Those questions might seem preposterous. But we have to wonder after news broke last week that the FBI seized computer hard drives from the office of Alabama Rep. John Rogers (D-Birmingham), one of the most influential members in the state legislature. Rogers was first elected in 1982 and is chairman of the Legislative Black Caucus.
What's going on? Why is John Rogers, in his 28th year as a legislator, suddenly the target of what appears to be a criminal investigation? Many questions remain, but we wonder if the Rogers probe is connected to: (a) Karl Rove and redistricting; (b) Artur Davis and his run for governor of Alabama; (c) Governor Bob Riley and his crusade to stamp out electronic bingo; or (d) All of the above.
The hard drives were seized from the University of Alabama at Birmingham (UAB), where Rogers serves as director of minority affairs. We find it curious that John Rogers suddenly is being treated as a criminal suspect in March 2010, roughly eight months before a pivotal national election. (The Birmingham News reported yesterday that Rogers and two other legislators were indicted 20-years ago on federal extortion charges; Rogers was acquitted. Other than that, we know of no other court cases that have called Rogers' actions into question.)
My experience is instructive because it indicates that UAB easily caves to pressure from the conservative political and corporate forces that run Alabama. That appears to be what is happening in the John Rogers case.
Here is what The Birmingham News reported last Wednesday:
Records related to programs that are overseen by Alabama state Rep. John W. Rogers Jr., at the University of Alabama at Birmingham, where Rogers works, were turned over to the FBI Monday.
Rogers confirmed that UAB received the request on Monday. Rogers said today that UAB technicians showed up at his office and pulled at least a dozen hard drives off his computers.
Does that sound a little Gestapo-like to you? It does to me. And I've seen how UAB henchmen (and women) act, in an up-close and personal way, when under pressure from our state's conservative elites.
Is John Rogers a crook, who somehow has been using his UAB position for personal gain? It's possible. But it seems mighty strange that this kind of investigation would pop up now, 28 years into his legislative career.
* The Karl Rove Theory--Rove recently wrote an op-ed piece for The Wall Street Journal, noting the importance of state legislatures in the congressional redistricting process that will take place after the 2010 census. Why does this matter? Turd Blossom tells us:
To understand the broader political implications, consider that the GOP gained somewhere between 25 and 30 seats because of the redistricting that followed the 1990 census. Without those seats, Republicans would not have won the House in 1994.
Could John Rogers be seen as powerful enough to possibly thwart GOP plans in Alabama? That wouldn't be a problem, of course, if Rogers is under criminal investigation or forced from office by a federal indictment? It's unlikely that Rogers' district would go to a Republican, but perhaps a "centrist" Democrat could be found, one who would be easily manipulated by conservatives.
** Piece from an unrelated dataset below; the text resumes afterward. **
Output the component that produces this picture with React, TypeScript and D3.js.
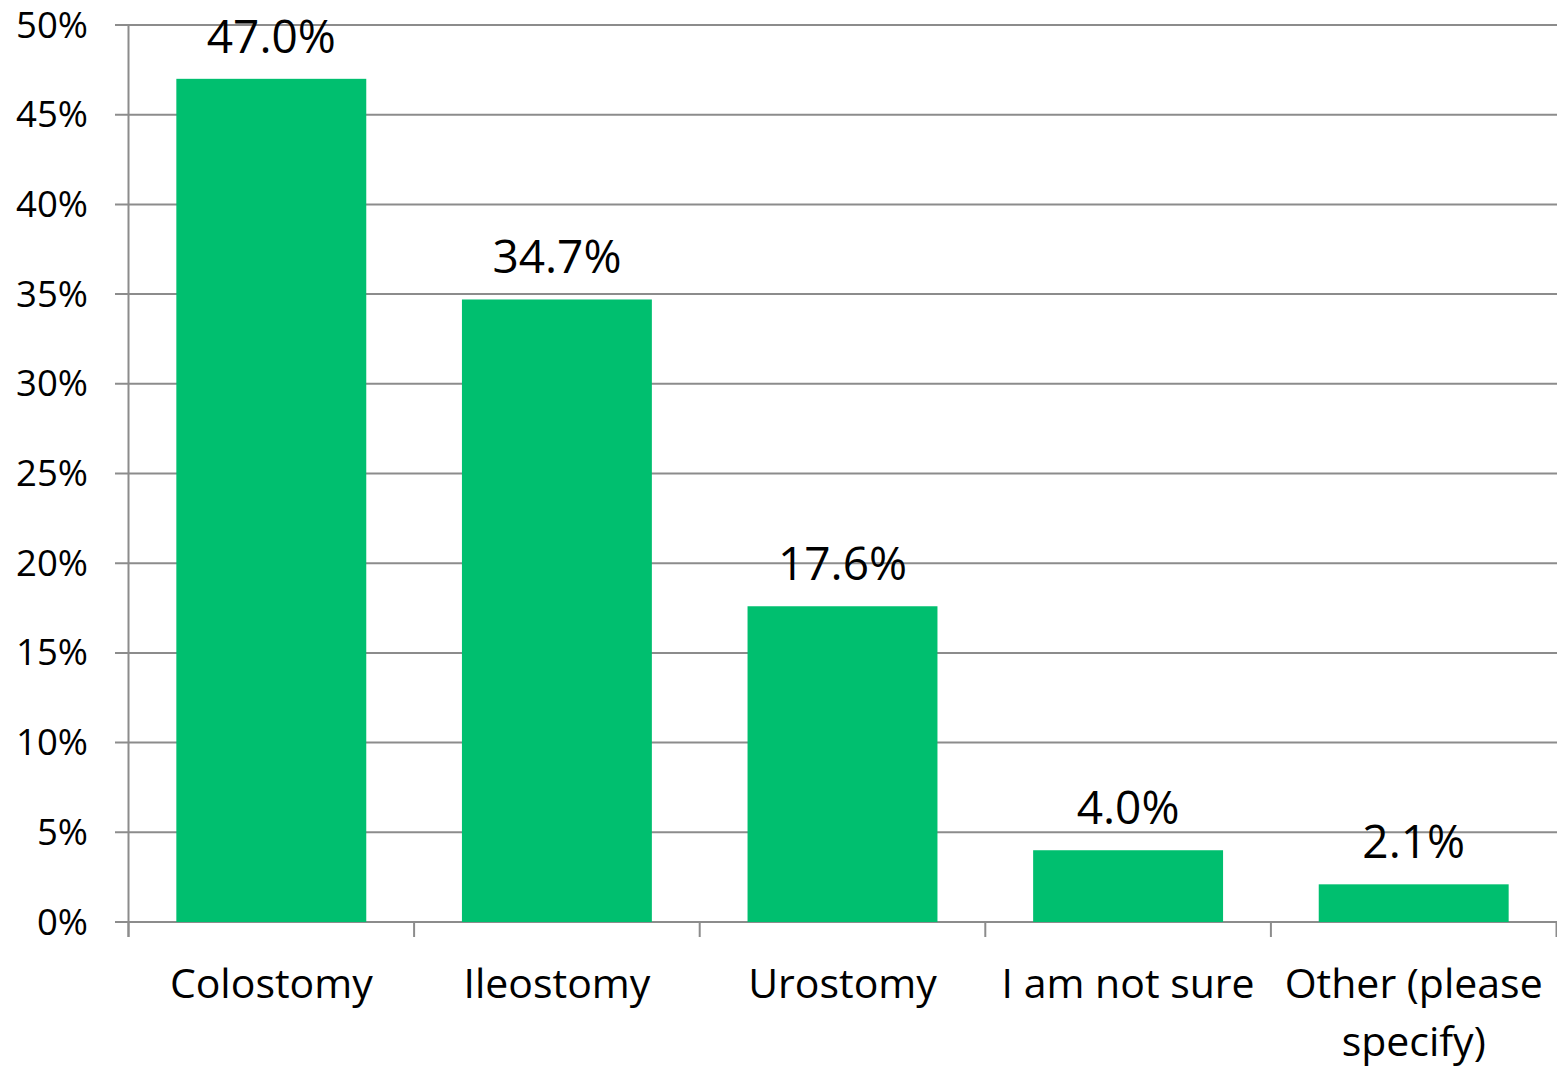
import React from "react";
import * as d3 from "d3";

const categories = ["Colostomy", "Ileostomy", "Urostomy", "I am not sure", "Other (please specify)"];
const categoryLines = [["Colostomy"], ["Ileostomy"], ["Urostomy"], ["I am not sure"], ["Other (please", "specify)"]];
const values = [47.0, 34.7, 17.6, 4.0, 2.1];
const yTicks = [0, 5, 10, 15, 20, 25, 30, 35, 40, 45, 50];

const W = 1557;
const H = 1067;
const FONT = "'Open Sans', sans-serif";

export default function App() {
  const left = 128.5;
  const right = 1556.5;
  const top = 25;
  const bottom = 922;
  const x = d3.scaleBand<string>().domain(categories).range([left, right]).paddingInner(0.335).paddingOuter(0.1675);
  const y = d3.scaleLinear().domain([0, 50]).range([bottom, top]);
  const step = x.step();
  const green = "#00BF6F";
  const grid = "#8C8C8C";

  return (
    <svg width={W} height={H} style={{ position: "absolute", left: 0, top: 0, background: "#fff" }}>
      {yTicks.map((t) => (
        <g key={t}>
          <line x1={115} x2={W} y1={y(t)} y2={y(t)} stroke={grid} strokeWidth={2} />
          <text x={88} y={y(t) + 12.5} textAnchor="end" fontFamily={FONT} fontSize={36.5} fill="#000">
            {t}%
          </text>
        </g>
      ))}
      <line x1={left} x2={left} y1={top} y2={bottom + 15} stroke={grid} strokeWidth={2} />
      {d3.range(categories.length + 1).map((i) => (
        <line key={i} x1={left + i * step} x2={left + i * step} y1={bottom} y2={bottom + 15} stroke={grid} strokeWidth={2} />
      ))}
      {categories.map((c, i) => (
        <g key={c}>
          <rect x={x(c)} y={y(values[i])} width={x.bandwidth()} height={bottom - y(values[i])} fill={green} />
          <text
            x={(x(c) as number) + x.bandwidth() / 2}
            y={y(values[i]) - 26}
            textAnchor="middle"
            fontFamily={FONT}
            fontSize={46}
            fill="#000"
          >
            {values[i].toFixed(1)}%
          </text>
          {categoryLines[i].map((ln, j) => (
            <text
              key={j}
              x={(x(c) as number) + x.bandwidth() / 2}
              y={998 + j * 58}
              textAnchor="middle"
              fontFamily={FONT}
              fontSize={41}
              fill="#000"
            >
              {ln}
            </text>
          ))}
        </g>
      ))}
    </svg>
  );
}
* The Artur Davis Theory--It has been widely reported that Davis is courting the support of business interests in his run for governor. That probably explains his recent decision to vote no on health-care reform, essentially stabbing his "friend," President Obama, in the back. Davis played a major role in Obama's choices for key justice positions in Alabama--U.S. attorney, federal judge, etc. Now the folks that Davis helped put in power appear to be going after John Rogers. Could Davis essentially be serving up Rogers' head on a platter in exchange for support from Alabama's corporate community?
* The Bob Riley Bingo Theory--Governor Bob Riley's crusade to eliminate electronic-bingo, apparently at the insistence of Mississippi gambling interests who supported his 2002 campaign, has been an embarrassment for Alabama--and to the state GOP. Is it possible that GOP henchmen figure Riley has damaged the party brand enough that it might cost them the governor's mansion in the November election? Numerous sources have told Legal Schnauzer that pro-gaming interests have unearthed some serious dirt on Riley and his associates, and it could come home to roost in the next eight to 12 months. Are GOPers concerned that such dirt could be strong enough to keep Riley's hand-picked successor, Bradley Byrne, from winning the governor's race? Under those conditions, is it possible that some Republicans might throw their support to Artur Davis for governor, on the condition that they receive help in taking over the legislature? Does Artur Davis care what that could mean for congressional redistricting--and the agenda of his "friend," President Obama? Probably not.
Interestingly, Rogers has been an outspoken proponent of gambling. Could the raid on his office simply be the latest warning shot from Riley toward pro-gambling forces--sort of a followup to his famed "don't get too close the families" threat?